[Written instruction]
Transcribe the full listing exactly, and drop every picture.
#### Data extract
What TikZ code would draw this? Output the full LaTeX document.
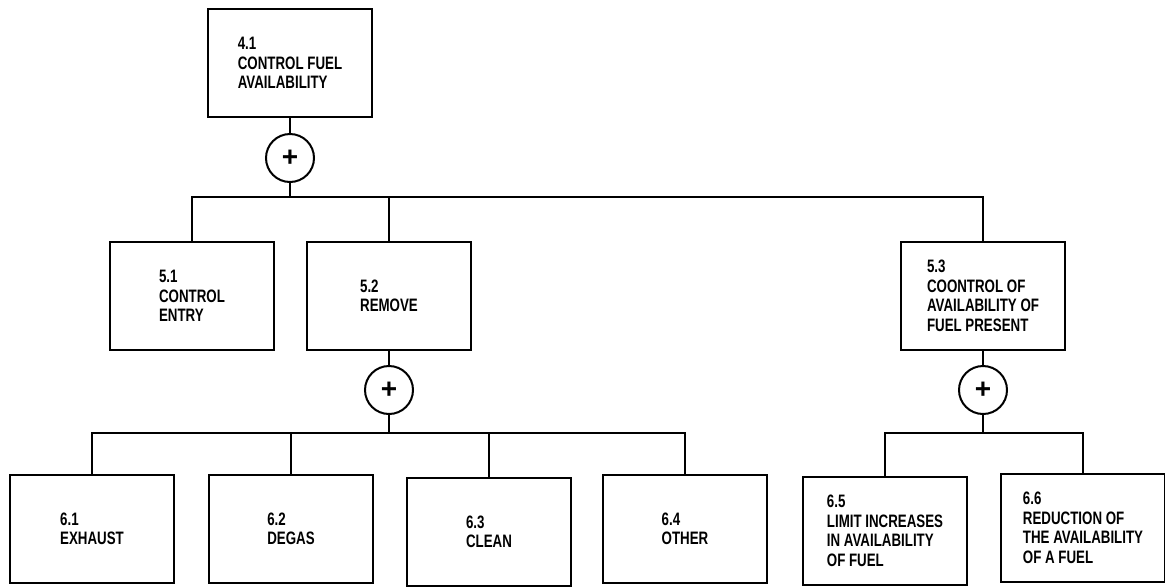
\documentclass[tikz,border=0pt]{standalone}
\usepackage{fontspec}
\setmainfont{Liberation Sans}[FakeStretch = 0.74]
\newfontfamily\plusfont{Liberation Sans}

\begin{document}
\begin{tikzpicture}[x = 1pt, y = -1pt, line width = 2.6pt,
    blk/.style = {draw, minimum width = 164pt, minimum height = 108pt, align = left,
        font = \fontsize{18}{19.5}\selectfont\bfseries},
    orgate/.style = {circle, draw, line width = 2pt, minimum size = 48pt, inner sep = 0pt,
        font = \plusfont\fontsize{28}{28}\selectfont\bfseries}]
    \useasboundingbox (0, 0) rectangle (1165, 587);
        % top level
        \node[blk] (n41) at (290, 63) {4.1\\CONTROL FUEL\\AVAILABILITY};
        \node[orgate] (g41) at (290, 158) {+};
        \coordinate (j41) at (290, 197);
        % second level
        \node[blk] (n51) at (192, 296) {5.1\\CONTROL\\ENTRY};
        \node[blk] (n52) at (389, 296) {5.2\\REMOVE};
        \node[blk] (n53) at (983, 296) {5.3\\COONTROL OF\\AVAILABILITY OF\\FUEL PRESENT};
        \node[orgate] (g52) at (389, 390) {+};
        \node[orgate] (g53) at (983, 390) {+};
        \coordinate (j52) at (389, 433);
        \coordinate (j53) at (983, 433);
        % third level
        \node[blk] (n61) at (92, 529) {6.1\\EXHAUST};
        \node[blk] (n62) at (291, 529) {6.2\\DEGAS};
        \node[blk] (n63) at (489, 532) {6.3\\CLEAN};
        \node[blk] (n64) at (685, 529) {6.4\\OTHER};
        \node[blk] (n65) at (885, 531) {6.5\\LIMIT INCREASES\\IN AVAILABILITY\\OF FUEL};
        \node[blk] (n66) at (1083, 528) {6.6\\REDUCTION OF\\THE AVAILABILITY\\OF A FUEL};
        % connectors
        \draw (n41) -- (g41) -- (j41);
        \draw (n51.north) |- (j41) -| (n53.north);
        \draw (n52.north) -- (n52.north |- j41);
        \draw (n52) -- (g52) -- (j52);
        \draw (n61.north) |- (j52) -| (n64.north);
        \draw (n62.north) -- (n62.north |- j52);
        \draw (n63.north) -- (n63.north |- j52);
        \draw (n53) -- (g53) -- (j53);
        \draw (n65.north) |- (j53) -| (n66.north);
\end{tikzpicture}
\end{document}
########
[Written answer]
What TikZ code would draw this? Output the full LaTeX document.
\documentclass[tikz,border=0pt]{standalone}
\usepackage{fontspec}
\setmainfont{Liberation Sans}[FakeStretch = 0.74]
\newfontfamily\plusfont{Liberation Sans}

\begin{document}
\begin{tikzpicture}[x = 1pt, y = -1pt, line width = 2.6pt,
    blk/.style = {draw, minimum width = 164pt, minimum height = 108pt, align = left,
        font = \fontsize{18}{19.5}\selectfont\bfseries},
    orgate/.style = {circle, draw, line width = 2pt, minimum size = 48pt, inner sep = 0pt,
        font = \plusfont\fontsize{28}{28}\selectfont\bfseries}]
    \useasboundingbox (0, 0) rectangle (1165, 587);
        % top level
        \node[blk] (n41) at (290, 63) {4.1\\CONTROL FUEL\\AVAILABILITY};
        \node[orgate] (g41) at (290, 158) {+};
        \coordinate (j41) at (290, 197);
        % second level
        \node[blk] (n51) at (192, 296) {5.1\\CONTROL\\ENTRY};
        \node[blk] (n52) at (389, 296) {5.2\\REMOVE};
        \node[blk] (n53) at (983, 296) {5.3\\COONTROL OF\\AVAILABILITY OF\\FUEL PRESENT};
        \node[orgate] (g52) at (389, 390) {+};
        \node[orgate] (g53) at (983, 390) {+};
        \coordinate (j52) at (389, 433);
        \coordinate (j53) at (983, 433);
        % third level
        \node[blk] (n61) at (92, 529) {6.1\\EXHAUST};
        \node[blk] (n62) at (291, 529) {6.2\\DEGAS};
        \node[blk] (n63) at (489, 532) {6.3\\CLEAN};
        \node[blk] (n64) at (685, 529) {6.4\\OTHER};
        \node[blk] (n65) at (885, 531) {6.5\\LIMIT INCREASES\\IN AVAILABILITY\\OF FUEL};
        \node[blk] (n66) at (1083, 528) {6.6\\REDUCTION OF\\THE AVAILABILITY\\OF A FUEL};
        % connectors
        \draw (n41) -- (g41) -- (j41);
        \draw (n51.north) |- (j41) -| (n53.north);
        \draw (n52.north) -- (n52.north |- j41);
        \draw (n52) -- (g52) -- (j52);
        \draw (n61.north) |- (j52) -| (n64.north);
        \draw (n62.north) -- (n62.north |- j52);
        \draw (n63.north) -- (n63.north |- j52);
        \draw (n53) -- (g53) -- (j53);
        \draw (n65.north) |- (j53) -| (n66.north);
\end{tikzpicture}
\end{document}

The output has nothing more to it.